Member of the European Parliament for Merseyside West
- In office 14 June 1984 – 2 September 1996
- Preceded by: Gloria Hooper
- Succeeded by: Richard Corbett

Personal details
- Born: Kenneth Albert Stewart 28 June 1925 Liverpool, England, UK
- Died: 2 September 1996 (aged 71) Liverpool, England, UK
- Party: Labour
- Spouse: Margaret Robertson Vass ​ ​(m. 1946)​
- Children: 3
- Occupation: Joiner carpenter; trade unionist; politician;

Military service
- Branch/service: British Army
- Unit: Parachute Regiment
- Battles/wars: Second World War European theatre; ;

= Kenneth Stewart =

Kenneth Albert Stewart (28 June 1925 – 2 September 1996), was a British politician who served as a Member of the European Parliament (MEP) from 1984 to 1996.
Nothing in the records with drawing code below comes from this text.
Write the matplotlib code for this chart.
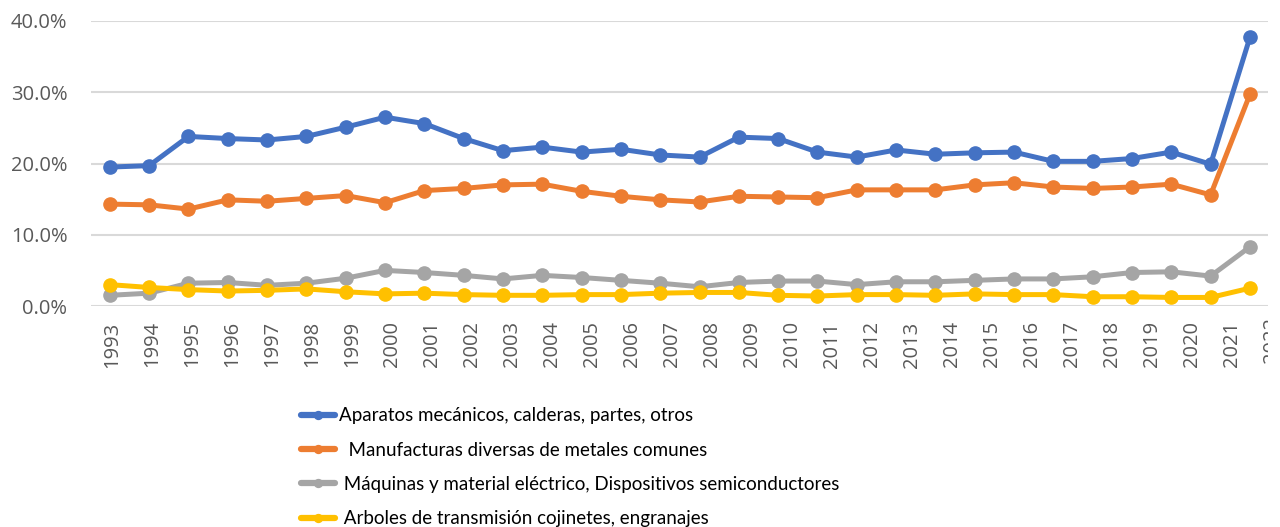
import matplotlib

matplotlib.use("Agg")
import matplotlib.pyplot as plt
from matplotlib.ticker import PercentFormatter
from matplotlib.transforms import Bbox, TransformedBbox
import numpy as np

BLUE = "#4472C4"
ORANGE = "#ED7D31"
GRAY = "#A5A5A5"
YELLOW = "#FFC000"
GRID = "#D9D9D9"
TXT = "#595959"

years = [str(y) for y in range(1993, 2023)]

aparatos = [19.5, 19.7, 23.8, 23.5, 23.3, 23.8, 25.1, 26.5, 25.6, 23.5,
            21.8, 22.3, 21.6, 22.0, 21.2, 20.9, 23.7, 23.5, 21.6, 20.9,
            21.9, 21.3, 21.5, 21.6, 20.3, 20.3, 20.7, 21.6, 19.9, 37.7]
manufacturas = [14.3, 14.2, 13.6, 14.9, 14.7, 15.1, 15.5, 14.5, 16.2, 16.5,
                17.0, 17.1, 16.1, 15.4, 14.9, 14.6, 15.4, 15.3, 15.2, 16.3,
                16.3, 16.3, 17.0, 17.3, 16.7, 16.5, 16.7, 17.1, 15.6, 29.7]
maquinas = [1.5, 1.8, 3.2, 3.3, 2.9, 3.2, 3.9, 5.0, 4.7, 4.3,
            3.8, 4.3, 4.0, 3.6, 3.2, 2.7, 3.3, 3.5, 3.5, 3.0,
            3.4, 3.4, 3.6, 3.8, 3.8, 4.1, 4.7, 4.8, 4.2, 8.3]
arboles = [3.0, 2.6, 2.3, 2.1, 2.2, 2.4, 2.0, 1.7, 1.8, 1.6,
           1.5, 1.5, 1.6, 1.6, 1.8, 1.9, 1.9, 1.5, 1.4, 1.6,
           1.6, 1.5, 1.7, 1.6, 1.6, 1.3, 1.3, 1.2, 1.2, 2.5]

series = [
    ("Aparatos mecánicos, calderas, partes, otros", aparatos, BLUE),
    ("  Manufacturas diversas de metales comunes", manufacturas, ORANGE),
    (" Máquinas y material eléctrico, Dispositivos semiconductores", maquinas, GRAY),
    (" Arboles de transmisión cojinetes, engranajes", arboles, YELLOW),
]

plt.rcParams["font.family"] = ["Open Sans", "DejaVu Sans"]

fig = plt.figure(figsize=(12.8, 5.27), dpi=100, facecolor="white")
ax = fig.add_axes([91 / 1280, 1 - 306 / 527, (1268 - 91) / 1280, 285 / 527])

x = np.arange(len(years))
for label, vals, color in series:
    ax.plot(x, np.array(vals) / 100, color=color, lw=3.6, marker="o",
            ms=9.5, label=label, solid_capstyle="round")

ax.set_ylim(0, 0.4)
ax.set_xlim(-0.48, 29.46)
ax.set_yticks([0, 0.1, 0.2, 0.3, 0.4])
ax.yaxis.set_major_formatter(PercentFormatter(1.0, decimals=1))
ax.grid(axis="y", color=GRID, lw=1.5)
ax.set_axisbelow(True)
for s in ax.spines.values():
    s.set_visible(False)
ax.tick_params(axis="y", length=0, pad=17, labelsize=14.5, labelcolor=TXT)
ax.tick_params(axis="x", length=0, pad=11, labelsize=14.5, labelcolor=TXT)

# category labels are spaced a bit wider than the points in the original
tick_pos = 0.05 + 1.0175 * x
ax.set_xticks(tick_pos[:-1])
ax.set_xticklabels(years[:-1], rotation=90)
last = ax.text(tick_pos[-1], -0.04, years[-1], rotation=90, ha="center",
               va="top", fontsize=14.5, color=TXT,
               transform=ax.get_xaxis_transform())
last.set_clip_box(TransformedBbox(Bbox([[0, 0], [1268 / 1280, 1]]),
                                  fig.transFigure))
last.set_clip_on(True)

leg = fig.legend(loc="upper left", bbox_to_anchor=(292 / 1280, 1 - 398 / 527),
                 frameon=False, borderpad=0, handlelength=1.8,
                 handletextpad=0.2, labelspacing=0.92, markerscale=0.6,
                 prop={"family": ["Lato", "DejaVu Sans"], "size": 13.5})
for line in leg.get_lines():
    line.set_linewidth(4.5)

fig.savefig("out.png", dpi=100, facecolor="white")
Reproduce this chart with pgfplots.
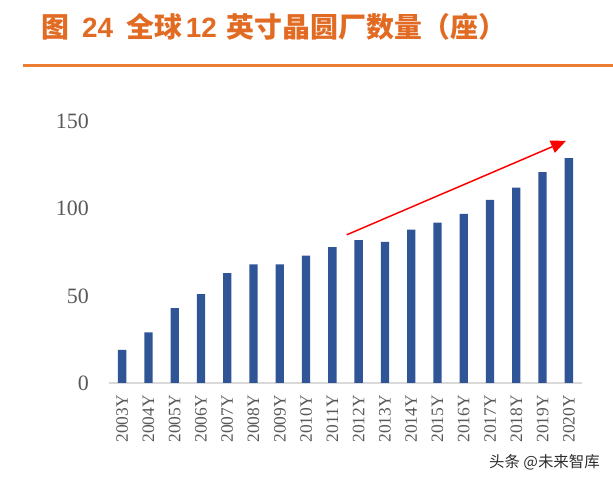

Stewart worked as a carpenter and joiner, and also spent time as a sergeant in the Parachute Regiment, and in the Merchant Navy. He joined the Labour Party, and served on Liverpool City Council from 1964, chairing its housing committee.

At the 1984 European Parliament election, Stewart was elected in Merseyside West, serving until his death in 1996.